Montes: I love my chapbook cover art, too! Black Lawrence Press was very open to input, so I did what I did for my full-length collection: turned to the Filipino/American Artist Directory. As soon as I saw Mary Jhun’s work, I knew I’d found the right artist. I felt like this painting, “The Young House,” spoke to the rich interior lives of my characters, of their attempts to speak and be heard, of both triumph and failure. Black Lawrence Press is terrific: they have an author handbook to walk you through the entire publication process, and they offer a pre-sale incentive program, plus plenty of support for readings, reviews, etc.

Fractured: How did you decide which stories made it into the chapbook?

Montes: I wanted to create a timeline of sorts, so I chose pieces that told the story of a woman at eight different points in her life (alternately, they can be read as stories about eight different women), from adolescence to elder status. The stories are similar in tone, and they’re all flash, so I wanted to include one piece that was longer (in this case, just under 1,000 words) and had—to me, at least—a completely different feel while still keeping with the themes. I placed that one in the middle and called it an interlude. 

Fractured: A lot of these stories feel like allegories. Is that something you focus on when writing/ Is allegory another way of conceiving fairy tales? How did you make these stories so personal, so active?

Montes: I’m asked this question a lot, and I’ve never answered it to my satisfaction. So once more unto the breach: I wish I could be the kind of writer who understands what they’re doing while they’re doing it, but I’m just not. I’ve only consciously written a fairytale once (it’s not even finished; I’ve been writing it for years!), yet many of my stories end up, more or less, in that space. I just write what comes to me without trying to force anything, which is how I think I often end up in a dreamy kind of place. When editing, I look for the point in the story that makes me the most scared or uncomfortable, and then I drill down a little. It’s kind of like pressing on a bruise. Maybe this is what you’re sensing as personal?  

Fractured: I love how evocative your titles are, how they are rarely one word! Do titles come naturally to you?

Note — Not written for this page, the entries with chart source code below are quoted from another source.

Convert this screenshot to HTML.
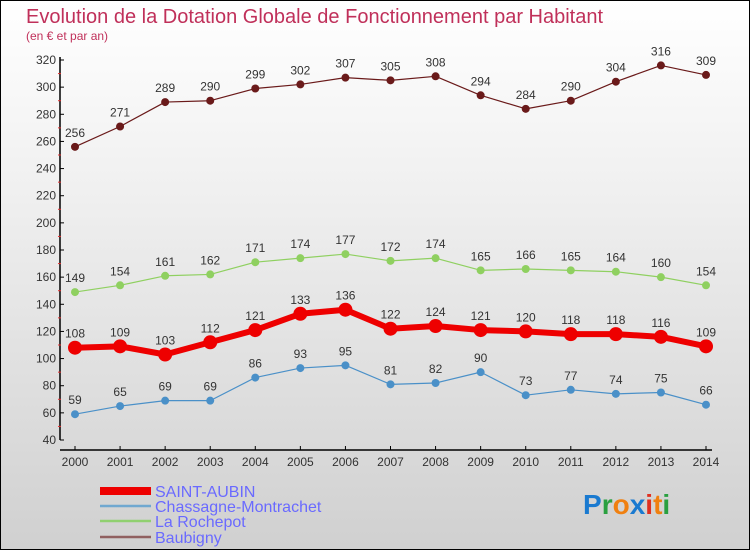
<!DOCTYPE html>
<html><head><meta charset="utf-8"><style>
body{margin:0;width:750px;height:550px;overflow:hidden;font-family:"Liberation Sans",sans-serif}
#wrap{position:absolute;left:0;top:0;width:748px;height:548px;border:1px solid #000;background:linear-gradient(#fff 0%,#f2f2f2 30%,#d0d0d0 100%)}
</style></head><body>
<div id="wrap">
<svg id="svg" width="750" height="550" style="position:absolute;left:-1px;top:-1px">
<text x="26" y="23" font-size="20" fill="#c0305a">Evolution de la Dotation Globale de Fonctionnement par Habitant</text>
<text x="26" y="40" font-size="12" fill="#c0305a">(en € et par an)</text>
<g id="axes"></g><g id="series"></g><g id="legend"></g>
<text x="583" y="514" font-size="28" font-weight="bold"><tspan fill="#1a7ad0">P</tspan><tspan fill="#2aa040">r</tspan><tspan fill="#f08010">o</tspan><tspan fill="#1a7ad0">x</tspan><tspan fill="#e03020">i</tspan><tspan fill="#f08010">t</tspan><tspan fill="#2aa040">i</tspan></text>
</svg></div>
<script>
const years=[2000,2001,2002,2003,2004,2005,2006,2007,2008,2009,2010,2011,2012,2013,2014];
const yTicks=[40,60,80,100,120,140,160,180,200,220,240,260,280,300,320];
const seriesNames=["SAINT-AUBIN","Chassagne-Montrachet","La Rochepot","Baubigny"];
const saintAubin=[108,109,103,112,121,133,136,122,124,121,120,118,118,116,109];
const chassagne=[59,65,69,69,86,93,95,81,82,90,73,77,74,75,66];
const rochepot=[149,154,161,162,171,174,177,172,174,165,166,165,164,160,154];
const baubigny=[256,271,289,290,299,302,307,305,308,294,284,290,304,316,309];
const NS="http://www.w3.org/2000/svg";
const X=i=>75+i*(706-75)/14;
const Y=v=>440-(v-40)*(380/280);
function mk(t,a,p){const e=document.createElementNS(NS,t);for(const k in a)e.setAttribute(k,a[k]);p.appendChild(e);return e;}
const ax=document.getElementById('axes');
let l=mk('line',{x1:60,y1:Y(320)-3,x2:60,y2:440,stroke:'#000','stroke-width':1.5},ax);


l=mk('line',{x1:60,y1:450,x2:712,y2:450,stroke:'#000','stroke-width':1.5},ax);


yTicks.forEach((v,i)=>{
 mk('line',{x1:60,y1:Y(v),x2:64,y2:Y(v),stroke:'#000'},ax);
 if(i<yTicks.length-1)mk('line',{x1:58,y1:Y(v+10),x2:61,y2:Y(v+10),stroke:'#e03030'},ax);
 const t=mk('text',{x:56,y:Y(v)+4,'font-size':12,fill:'#333','text-anchor':'end'},ax);t.textContent=v;
 
 
});
years.forEach((y,i)=>{
 mk('line',{x1:X(i),y1:446,x2:X(i),y2:450,stroke:'#000'},ax);
 const t=mk('text',{x:X(i),y:466,'font-size':12,fill:'#333','text-anchor':'middle'},ax);t.textContent=y;
 
 
});
const sg=document.getElementById('series');
function draw(data,color,w,r,name){
 const g=mk('g',{},sg);
 
 
 const p=mk('polyline',{points:data.map((v,i)=>X(i)+','+Y(v)).join(' '),fill:'none',stroke:color,'stroke-width':w,'stroke-linejoin':'round'},g);
 
 
 data.forEach((v,i)=>{
  const c=mk('circle',{cx:X(i),cy:Y(v),r:r,fill:color},g);
  
  
  const t=mk('text',{x:X(i),y:Y(v)-10,'font-size':12,fill:'#333','text-anchor':'middle'},g);t.textContent=v;
  
  
 });
}
draw(baubigny,'#6a1a1a',1.2,4,'baubigny');
draw(rochepot,'#8fd060',1.2,4,'la-rochepot');
draw(chassagne,'#4a90c8',1.2,4,'chassagne-montrachet');
draw(saintAubin,'#ee0000',6,7,'saint-aubin');
const lg=document.getElementById('legend');
const lc=['#ee0000','#70a8d0','#90d070','#906060'],lw=[8,2.5,2.5,2.5],ly=[491,506,521,537];
seriesNames.forEach((n,i)=>{
 const g=mk('g',{},lg);
 
 
 mk('line',{x1:100,y1:ly[i],x2:151,y2:ly[i],stroke:lc[i],'stroke-width':lw[i]},g);
 const t=mk('text',{x:155,y:ly[i]+6,'font-size':16,fill:'#6a6aff'},g);t.textContent=n;
});
</script>
</body></html>
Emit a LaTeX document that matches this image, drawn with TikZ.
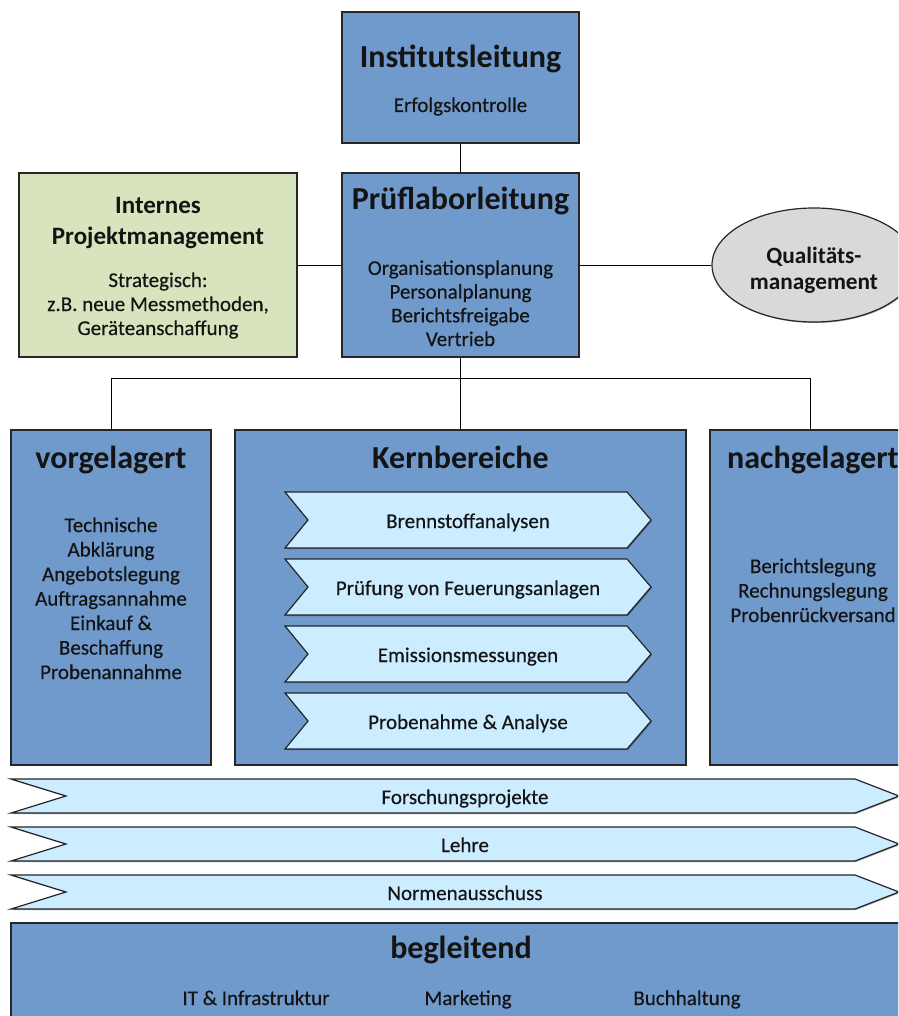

Montes: Thank you! As flash writers we’re hyper-aware of every word, image, and a bit of dialogue; most of it has to do double-duty. So I think flash titles should work just as hard! I find that my titles are often a piece of information that I wasn’t able to include in the text itself or, more generally, an attempt at additional clarification. For example, I wrote a flash that was a little confusing because it featured four characters, but was only 240 words. It received a few good rejections before I realized that the title was contributing nothing—less than nothing, to be honest—to the piece. I changed it to clarify the cast of characters, and it was picked up the next time out by a publication I’d never been brave enough to submit to before. If anyone is curious: “The Alchemist, His Daughter, Their Two Servants” in Wigleaf.

Fractured: What are you waiting for? What would end your waiting?

Montes: There are so many ways to answer this question in these fraught times, but I’m going with the eradication of margins. I’m waiting for zero margins, and I think the end of white supremacy will be the beginning of the end of my waiting.  

Veronica Montes is the author of the chapbook The Conquered Sits at the Bus Stop, Waiting (Black Lawrence Press, 2020) and Benedicta Takes Wing & Other Stories (Philippine American Literary House, 2018). Her flash is published in or forthcoming from wigleaf, SmokeLong Quarterly, CHEAP POP, Lost Balloon, and elsewhere.